**Provided material**
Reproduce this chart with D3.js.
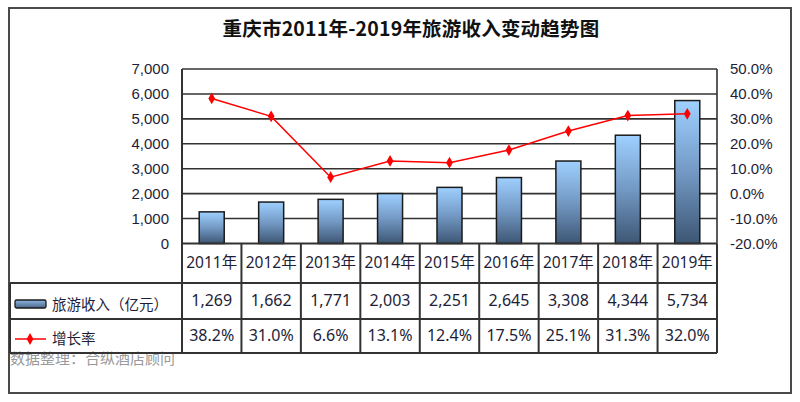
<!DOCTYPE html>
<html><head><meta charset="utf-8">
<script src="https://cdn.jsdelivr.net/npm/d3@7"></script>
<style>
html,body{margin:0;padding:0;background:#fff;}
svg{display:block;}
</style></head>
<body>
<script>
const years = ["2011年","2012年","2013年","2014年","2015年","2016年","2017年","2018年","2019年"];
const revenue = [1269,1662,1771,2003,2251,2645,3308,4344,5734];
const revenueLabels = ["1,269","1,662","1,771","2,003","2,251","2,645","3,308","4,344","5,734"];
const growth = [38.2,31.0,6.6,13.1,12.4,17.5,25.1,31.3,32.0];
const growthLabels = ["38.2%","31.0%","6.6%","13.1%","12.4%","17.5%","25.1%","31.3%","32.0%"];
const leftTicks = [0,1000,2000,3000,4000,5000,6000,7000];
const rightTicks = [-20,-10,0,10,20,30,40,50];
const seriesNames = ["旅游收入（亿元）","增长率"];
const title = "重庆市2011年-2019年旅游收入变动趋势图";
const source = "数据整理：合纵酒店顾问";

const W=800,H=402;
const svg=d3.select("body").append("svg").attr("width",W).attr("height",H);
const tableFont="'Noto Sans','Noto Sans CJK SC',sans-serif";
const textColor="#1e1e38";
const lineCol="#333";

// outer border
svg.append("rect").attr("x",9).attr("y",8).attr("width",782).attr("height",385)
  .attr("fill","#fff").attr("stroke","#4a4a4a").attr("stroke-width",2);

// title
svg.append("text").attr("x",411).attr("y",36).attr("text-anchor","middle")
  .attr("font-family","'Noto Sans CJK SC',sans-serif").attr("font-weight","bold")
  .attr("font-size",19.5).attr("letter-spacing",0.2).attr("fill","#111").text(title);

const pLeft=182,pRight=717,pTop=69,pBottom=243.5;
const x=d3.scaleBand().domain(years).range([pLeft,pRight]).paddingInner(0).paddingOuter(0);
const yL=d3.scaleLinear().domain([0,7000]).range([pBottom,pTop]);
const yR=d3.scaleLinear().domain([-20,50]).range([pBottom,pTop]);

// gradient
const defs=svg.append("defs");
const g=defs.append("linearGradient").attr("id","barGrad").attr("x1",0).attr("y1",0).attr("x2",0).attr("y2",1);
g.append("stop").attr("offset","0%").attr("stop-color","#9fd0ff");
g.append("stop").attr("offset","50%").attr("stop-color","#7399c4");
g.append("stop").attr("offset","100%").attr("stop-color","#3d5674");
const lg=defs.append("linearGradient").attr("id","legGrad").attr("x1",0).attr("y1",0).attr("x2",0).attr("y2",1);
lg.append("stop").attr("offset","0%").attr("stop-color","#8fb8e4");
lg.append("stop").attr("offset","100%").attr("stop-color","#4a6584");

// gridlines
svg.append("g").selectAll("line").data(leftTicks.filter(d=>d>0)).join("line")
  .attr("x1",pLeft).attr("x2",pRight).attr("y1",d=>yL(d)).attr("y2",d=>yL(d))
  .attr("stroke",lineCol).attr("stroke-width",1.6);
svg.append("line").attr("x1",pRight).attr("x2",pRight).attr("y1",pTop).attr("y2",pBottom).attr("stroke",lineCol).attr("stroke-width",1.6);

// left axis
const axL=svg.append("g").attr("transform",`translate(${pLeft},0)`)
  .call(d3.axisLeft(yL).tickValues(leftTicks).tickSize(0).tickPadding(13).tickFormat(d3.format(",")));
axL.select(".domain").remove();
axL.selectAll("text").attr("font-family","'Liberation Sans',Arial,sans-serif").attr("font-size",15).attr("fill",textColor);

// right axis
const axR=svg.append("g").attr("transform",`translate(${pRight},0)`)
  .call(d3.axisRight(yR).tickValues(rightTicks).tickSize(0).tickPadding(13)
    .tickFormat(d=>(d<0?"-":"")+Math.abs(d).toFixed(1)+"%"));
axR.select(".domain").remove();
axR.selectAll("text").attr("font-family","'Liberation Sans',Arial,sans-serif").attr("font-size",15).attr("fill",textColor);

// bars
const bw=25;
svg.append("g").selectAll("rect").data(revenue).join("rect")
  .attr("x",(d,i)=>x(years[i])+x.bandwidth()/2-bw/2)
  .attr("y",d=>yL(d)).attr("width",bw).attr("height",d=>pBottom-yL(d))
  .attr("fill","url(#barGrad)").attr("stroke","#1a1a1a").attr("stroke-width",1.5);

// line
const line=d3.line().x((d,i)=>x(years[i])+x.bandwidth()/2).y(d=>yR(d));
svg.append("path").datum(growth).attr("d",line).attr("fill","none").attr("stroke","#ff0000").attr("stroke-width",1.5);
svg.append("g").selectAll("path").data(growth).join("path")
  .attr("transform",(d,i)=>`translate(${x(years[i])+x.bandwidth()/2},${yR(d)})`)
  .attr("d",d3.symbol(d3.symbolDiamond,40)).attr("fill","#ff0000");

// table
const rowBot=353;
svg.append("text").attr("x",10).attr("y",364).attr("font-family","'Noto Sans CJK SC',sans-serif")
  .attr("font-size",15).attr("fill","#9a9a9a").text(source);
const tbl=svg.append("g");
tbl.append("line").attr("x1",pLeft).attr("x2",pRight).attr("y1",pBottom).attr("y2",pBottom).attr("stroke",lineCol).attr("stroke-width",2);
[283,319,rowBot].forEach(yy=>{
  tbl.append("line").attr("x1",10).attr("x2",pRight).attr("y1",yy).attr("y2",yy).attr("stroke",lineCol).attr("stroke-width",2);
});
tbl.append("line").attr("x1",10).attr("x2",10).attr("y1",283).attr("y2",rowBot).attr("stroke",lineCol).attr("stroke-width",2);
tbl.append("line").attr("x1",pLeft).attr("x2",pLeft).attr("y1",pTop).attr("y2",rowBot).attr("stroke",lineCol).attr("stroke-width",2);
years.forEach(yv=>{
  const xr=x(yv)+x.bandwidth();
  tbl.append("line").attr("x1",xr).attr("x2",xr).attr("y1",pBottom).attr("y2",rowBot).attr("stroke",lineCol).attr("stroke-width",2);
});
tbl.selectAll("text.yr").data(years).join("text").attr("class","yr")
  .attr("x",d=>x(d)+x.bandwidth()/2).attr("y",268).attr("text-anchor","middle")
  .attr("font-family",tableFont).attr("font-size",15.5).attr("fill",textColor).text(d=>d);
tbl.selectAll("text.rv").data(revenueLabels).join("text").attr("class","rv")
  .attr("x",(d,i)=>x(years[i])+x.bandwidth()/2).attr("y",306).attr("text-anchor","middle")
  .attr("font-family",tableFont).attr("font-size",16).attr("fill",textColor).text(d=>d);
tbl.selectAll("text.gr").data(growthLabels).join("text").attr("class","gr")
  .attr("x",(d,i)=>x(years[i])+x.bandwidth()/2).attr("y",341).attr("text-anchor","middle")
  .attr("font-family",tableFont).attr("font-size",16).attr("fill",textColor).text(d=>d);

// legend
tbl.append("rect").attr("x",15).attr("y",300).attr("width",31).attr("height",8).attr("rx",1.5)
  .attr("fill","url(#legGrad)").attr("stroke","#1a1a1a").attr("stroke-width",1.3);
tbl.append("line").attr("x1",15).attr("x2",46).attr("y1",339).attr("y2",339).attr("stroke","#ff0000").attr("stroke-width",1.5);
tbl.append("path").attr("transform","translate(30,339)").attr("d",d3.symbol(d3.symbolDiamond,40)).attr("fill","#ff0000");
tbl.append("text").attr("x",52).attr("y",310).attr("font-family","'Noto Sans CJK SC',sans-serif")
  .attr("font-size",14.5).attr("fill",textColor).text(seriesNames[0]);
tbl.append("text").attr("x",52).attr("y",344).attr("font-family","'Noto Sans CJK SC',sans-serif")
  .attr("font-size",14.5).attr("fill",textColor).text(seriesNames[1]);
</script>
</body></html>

**Task to carry out**
Repeat all the data as it stands, dropping any images it holds.

**Problem solution**
Reproduce this chart with D3.js.
<!DOCTYPE html>
<html><head><meta charset="utf-8">
<script src="https://cdn.jsdelivr.net/npm/d3@7"></script>
<style>
html,body{margin:0;padding:0;background:#fff;}
svg{display:block;}
</style></head>
<body>
<script>
const years = ["2011年","2012年","2013年","2014年","2015年","2016年","2017年","2018年","2019年"];
const revenue = [1269,1662,1771,2003,2251,2645,3308,4344,5734];
const revenueLabels = ["1,269","1,662","1,771","2,003","2,251","2,645","3,308","4,344","5,734"];
const growth = [38.2,31.0,6.6,13.1,12.4,17.5,25.1,31.3,32.0];
const growthLabels = ["38.2%","31.0%","6.6%","13.1%","12.4%","17.5%","25.1%","31.3%","32.0%"];
const leftTicks = [0,1000,2000,3000,4000,5000,6000,7000];
const rightTicks = [-20,-10,0,10,20,30,40,50];
const seriesNames = ["旅游收入（亿元）","增长率"];
const title = "重庆市2011年-2019年旅游收入变动趋势图";
const source = "数据整理：合纵酒店顾问";

const W=800,H=402;
const svg=d3.select("body").append("svg").attr("width",W).attr("height",H);
const tableFont="'Noto Sans','Noto Sans CJK SC',sans-serif";
const textColor="#1e1e38";
const lineCol="#333";

// outer border
svg.append("rect").attr("x",9).attr("y",8).attr("width",782).attr("height",385)
  .attr("fill","#fff").attr("stroke","#4a4a4a").attr("stroke-width",2);

// title
svg.append("text").attr("x",411).attr("y",36).attr("text-anchor","middle")
  .attr("font-family","'Noto Sans CJK SC',sans-serif").attr("font-weight","bold")
  .attr("font-size",19.5).attr("letter-spacing",0.2).attr("fill","#111").text(title);

const pLeft=182,pRight=717,pTop=69,pBottom=243.5;
const x=d3.scaleBand().domain(years).range([pLeft,pRight]).paddingInner(0).paddingOuter(0);
const yL=d3.scaleLinear().domain([0,7000]).range([pBottom,pTop]);
const yR=d3.scaleLinear().domain([-20,50]).range([pBottom,pTop]);

// gradient
const defs=svg.append("defs");
const g=defs.append("linearGradient").attr("id","barGrad").attr("x1",0).attr("y1",0).attr("x2",0).attr("y2",1);
g.append("stop").attr("offset","0%").attr("stop-color","#9fd0ff");
g.append("stop").attr("offset","50%").attr("stop-color","#7399c4");
g.append("stop").attr("offset","100%").attr("stop-color","#3d5674");
const lg=defs.append("linearGradient").attr("id","legGrad").attr("x1",0).attr("y1",0).attr("x2",0).attr("y2",1);
lg.append("stop").attr("offset","0%").attr("stop-color","#8fb8e4");
lg.append("stop").attr("offset","100%").attr("stop-color","#4a6584");

// gridlines
svg.append("g").selectAll("line").data(leftTicks.filter(d=>d>0)).join("line")
  .attr("x1",pLeft).attr("x2",pRight).attr("y1",d=>yL(d)).attr("y2",d=>yL(d))
  .attr("stroke",lineCol).attr("stroke-width",1.6);
svg.append("line").attr("x1",pRight).attr("x2",pRight).attr("y1",pTop).attr("y2",pBottom).attr("stroke",lineCol).attr("stroke-width",1.6);

// left axis
const axL=svg.append("g").attr("transform",`translate(${pLeft},0)`)
  .call(d3.axisLeft(yL).tickValues(leftTicks).tickSize(0).tickPadding(13).tickFormat(d3.format(",")));
axL.select(".domain").remove();
axL.selectAll("text").attr("font-family","'Liberation Sans',Arial,sans-serif").attr("font-size",15).attr("fill",textColor);

// right axis
const axR=svg.append("g").attr("transform",`translate(${pRight},0)`)
  .call(d3.axisRight(yR).tickValues(rightTicks).tickSize(0).tickPadding(13)
    .tickFormat(d=>(d<0?"-":"")+Math.abs(d).toFixed(1)+"%"));
axR.select(".domain").remove();
axR.selectAll("text").attr("font-family","'Liberation Sans',Arial,sans-serif").attr("font-size",15).attr("fill",textColor);

// bars
const bw=25;
svg.append("g").selectAll("rect").data(revenue).join("rect")
  .attr("x",(d,i)=>x(years[i])+x.bandwidth()/2-bw/2)
  .attr("y",d=>yL(d)).attr("width",bw).attr("height",d=>pBottom-yL(d))
  .attr("fill","url(#barGrad)").attr("stroke","#1a1a1a").attr("stroke-width",1.5);

// line
const line=d3.line().x((d,i)=>x(years[i])+x.bandwidth()/2).y(d=>yR(d));
svg.append("path").datum(growth).attr("d",line).attr("fill","none").attr("stroke","#ff0000").attr("stroke-width",1.5);
svg.append("g").selectAll("path").data(growth).join("path")
  .attr("transform",(d,i)=>`translate(${x(years[i])+x.bandwidth()/2},${yR(d)})`)
  .attr("d",d3.symbol(d3.symbolDiamond,40)).attr("fill","#ff0000");

// table
const rowBot=353;
svg.append("text").attr("x",10).attr("y",364).attr("font-family","'Noto Sans CJK SC',sans-serif")
  .attr("font-size",15).attr("fill","#9a9a9a").text(source);
const tbl=svg.append("g");
tbl.append("line").attr("x1",pLeft).attr("x2",pRight).attr("y1",pBottom).attr("y2",pBottom).attr("stroke",lineCol).attr("stroke-width",2);
[283,319,rowBot].forEach(yy=>{
  tbl.append("line").attr("x1",10).attr("x2",pRight).attr("y1",yy).attr("y2",yy).attr("stroke",lineCol).attr("stroke-width",2);
});
tbl.append("line").attr("x1",10).attr("x2",10).attr("y1",283).attr("y2",rowBot).attr("stroke",lineCol).attr("stroke-width",2);
tbl.append("line").attr("x1",pLeft).attr("x2",pLeft).attr("y1",pTop).attr("y2",rowBot).attr("stroke",lineCol).attr("stroke-width",2);
years.forEach(yv=>{
  const xr=x(yv)+x.bandwidth();
  tbl.append("line").attr("x1",xr).attr("x2",xr).attr("y1",pBottom).attr("y2",rowBot).attr("stroke",lineCol).attr("stroke-width",2);
});
tbl.selectAll("text.yr").data(years).join("text").attr("class","yr")
  .attr("x",d=>x(d)+x.bandwidth()/2).attr("y",268).attr("text-anchor","middle")
  .attr("font-family",tableFont).attr("font-size",15.5).attr("fill",textColor).text(d=>d);
tbl.selectAll("text.rv").data(revenueLabels).join("text").attr("class","rv")
  .attr("x",(d,i)=>x(years[i])+x.bandwidth()/2).attr("y",306).attr("text-anchor","middle")
  .attr("font-family",tableFont).attr("font-size",16).attr("fill",textColor).text(d=>d);
tbl.selectAll("text.gr").data(growthLabels).join("text").attr("class","gr")
  .attr("x",(d,i)=>x(years[i])+x.bandwidth()/2).attr("y",341).attr("text-anchor","middle")
  .attr("font-family",tableFont).attr("font-size",16).attr("fill",textColor).text(d=>d);

// legend
tbl.append("rect").attr("x",15).attr("y",300).attr("width",31).attr("height",8).attr("rx",1.5)
  .attr("fill","url(#legGrad)").attr("stroke","#1a1a1a").attr("stroke-width",1.3);
tbl.append("line").attr("x1",15).attr("x2",46).attr("y1",339).attr("y2",339).attr("stroke","#ff0000").attr("stroke-width",1.5);
tbl.append("path").attr("transform","translate(30,339)").attr("d",d3.symbol(d3.symbolDiamond,40)).attr("fill","#ff0000");
tbl.append("text").attr("x",52).attr("y",310).attr("font-family","'Noto Sans CJK SC',sans-serif")
  .attr("font-size",14.5).attr("fill",textColor).text(seriesNames[0]);
tbl.append("text").attr("x",52).attr("y",344).attr("font-family","'Noto Sans CJK SC',sans-serif")
  .attr("font-size",14.5).attr("fill",textColor).text(seriesNames[1]);
</script>
</body></html>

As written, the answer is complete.